The table along the back wall of the Nyumburu Cultural Center basement is usually crowded with dozens of unclaimed name plates at the end of monthly GSG meetings at the University of Maryland. Just over half of representatives attend regularly, Legislative Affairs Vice President Adria Schwarber said.
There are 45 actively serving representatives in the Graduate Student Government, but Schwarber said an average of 24 show up to each meeting.
GSG bylaws state that a representative may be dismissed if they have either three consecutive unexcused absences from regularly scheduled meetings or miss more than half of the meetings in a legislative year. Representatives normally resign before they are removed, Schwarber said, adding that four resigned in February because the meetings conflicted with their work schedules.
“Attendance is an issue, but I don’t think it’s for lack of caring by the representatives,” she said. “It’s challenging to balance wanting to do your best in your job, but also filling your obligations in your education or work.”
Neurosciences and cognitive science representative Felix Bartsch said on top of serving on the GSG, he does a “ton of research” for his department through his position as a research assistant. He had to miss the first assembly meeting this semester to attend a lab meeting at the National Institutes of Health.
Friday’s meeting was especially low on attendance — 18 representatives showed up initially, and members walked in and out as the meeting proceeded. The group failed to meet a quorum of 16 representatives with half an hour left in the meeting and was unable to vote on a bill that would have created a government affairs vice president.

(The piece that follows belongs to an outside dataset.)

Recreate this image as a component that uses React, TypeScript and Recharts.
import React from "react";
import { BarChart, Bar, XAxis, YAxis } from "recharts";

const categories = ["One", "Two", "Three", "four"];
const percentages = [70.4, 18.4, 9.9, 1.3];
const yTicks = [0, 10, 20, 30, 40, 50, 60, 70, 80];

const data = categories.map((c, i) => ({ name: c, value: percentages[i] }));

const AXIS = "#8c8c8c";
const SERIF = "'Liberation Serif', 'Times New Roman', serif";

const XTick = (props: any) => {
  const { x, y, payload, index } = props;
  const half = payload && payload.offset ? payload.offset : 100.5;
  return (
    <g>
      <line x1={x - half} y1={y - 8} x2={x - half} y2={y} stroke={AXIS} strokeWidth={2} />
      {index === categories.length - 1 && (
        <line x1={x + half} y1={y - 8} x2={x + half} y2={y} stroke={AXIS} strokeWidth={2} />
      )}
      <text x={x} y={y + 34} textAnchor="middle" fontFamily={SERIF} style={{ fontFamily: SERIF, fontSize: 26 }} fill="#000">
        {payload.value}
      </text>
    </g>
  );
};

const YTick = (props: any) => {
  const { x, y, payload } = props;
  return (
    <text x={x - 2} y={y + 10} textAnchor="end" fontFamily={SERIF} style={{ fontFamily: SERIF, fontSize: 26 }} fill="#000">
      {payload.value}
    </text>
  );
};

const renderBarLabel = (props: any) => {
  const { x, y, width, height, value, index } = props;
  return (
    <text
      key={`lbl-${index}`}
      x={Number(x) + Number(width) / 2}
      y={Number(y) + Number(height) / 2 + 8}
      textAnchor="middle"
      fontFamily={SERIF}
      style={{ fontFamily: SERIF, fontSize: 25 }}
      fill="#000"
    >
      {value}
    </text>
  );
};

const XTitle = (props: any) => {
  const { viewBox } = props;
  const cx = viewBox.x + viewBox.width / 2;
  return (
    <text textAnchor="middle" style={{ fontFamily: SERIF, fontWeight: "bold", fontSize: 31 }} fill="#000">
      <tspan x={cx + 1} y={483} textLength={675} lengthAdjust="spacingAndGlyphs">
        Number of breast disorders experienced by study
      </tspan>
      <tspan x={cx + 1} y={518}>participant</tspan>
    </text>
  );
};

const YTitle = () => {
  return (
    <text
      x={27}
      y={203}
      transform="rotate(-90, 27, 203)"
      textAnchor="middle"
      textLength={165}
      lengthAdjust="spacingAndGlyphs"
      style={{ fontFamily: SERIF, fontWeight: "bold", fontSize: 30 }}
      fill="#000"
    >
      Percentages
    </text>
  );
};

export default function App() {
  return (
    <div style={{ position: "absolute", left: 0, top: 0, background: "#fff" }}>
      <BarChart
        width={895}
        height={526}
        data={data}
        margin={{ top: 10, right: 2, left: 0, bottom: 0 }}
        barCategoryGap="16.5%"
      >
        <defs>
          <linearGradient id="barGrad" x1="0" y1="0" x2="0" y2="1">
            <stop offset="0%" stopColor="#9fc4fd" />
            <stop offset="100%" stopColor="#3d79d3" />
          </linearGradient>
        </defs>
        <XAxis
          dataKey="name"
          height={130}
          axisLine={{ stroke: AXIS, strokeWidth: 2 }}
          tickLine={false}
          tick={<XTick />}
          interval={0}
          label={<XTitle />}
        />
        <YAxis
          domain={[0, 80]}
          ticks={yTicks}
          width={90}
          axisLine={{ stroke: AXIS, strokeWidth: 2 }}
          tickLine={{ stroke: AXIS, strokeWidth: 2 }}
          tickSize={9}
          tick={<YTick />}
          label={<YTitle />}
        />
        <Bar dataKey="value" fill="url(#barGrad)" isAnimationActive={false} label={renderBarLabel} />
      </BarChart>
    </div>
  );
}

The GSG changed its traditional meeting time on the first Friday of every month from 1 p.m. to 3 p.m., moving it to 2:30 p.m. to 4:30 p.m. to better accommodate representatives’ schedules, but Schwarber said students had a hard time finding proxies to fill in for them at this time slot. A proxy must be a currently enrolled graduate student who is in the same program as the representative they’re replacing, and if representatives designate a proxy for a meeting, it’s considered an excused absence.
This new meeting time also posed problems for computer science representative Yehuda Katz. He said he had to miss a few meetings this semester to observe the Jewish Sabbath, which starts at sundown on Fridays. He had to miss Friday’s meeting, which was scheduled on Passover.
Schwarber said the GSG will return to its original meeting time next semester.
History department representative Guy Aldridge said that while attendance typically dips when representatives have to take exams, the unique stress of this year may play an additional role in diminishing participation. Last semester, the GSG launched an impeachment investigation into its former president, Stephanie Cork for potential misuse of the group’s funds.
“Ideally, the most stressful thing [the GSG] should have to worry about is where to have happy hour or when to have certain concerts,” Aldridge said. “The stakes are higher and I think people may be burned out.”
Bartsch said that while the GSG seems to be getting back on track, meetings at the beginning of this semester involved a lot of “house cleaning” to resolve issues left by previous administration. Bartsch said he didn’t feel these early meetings were very productive.
“A lot of these things don’t really help my constituents directly,” he said, adding that he tries to come to at least portions of meetings because he feels like “we still need people to show up.”
But Public Relations Vice President Katie Brown said that while she could see how last semester could dissuade people from joining the group, she has observed a “change in tone” among currently serving representatives.
“People really care,” Brown said. “People see we need to really pay attention to what’s going on, and we need to protect these funds to benefit grad students as much as we can.”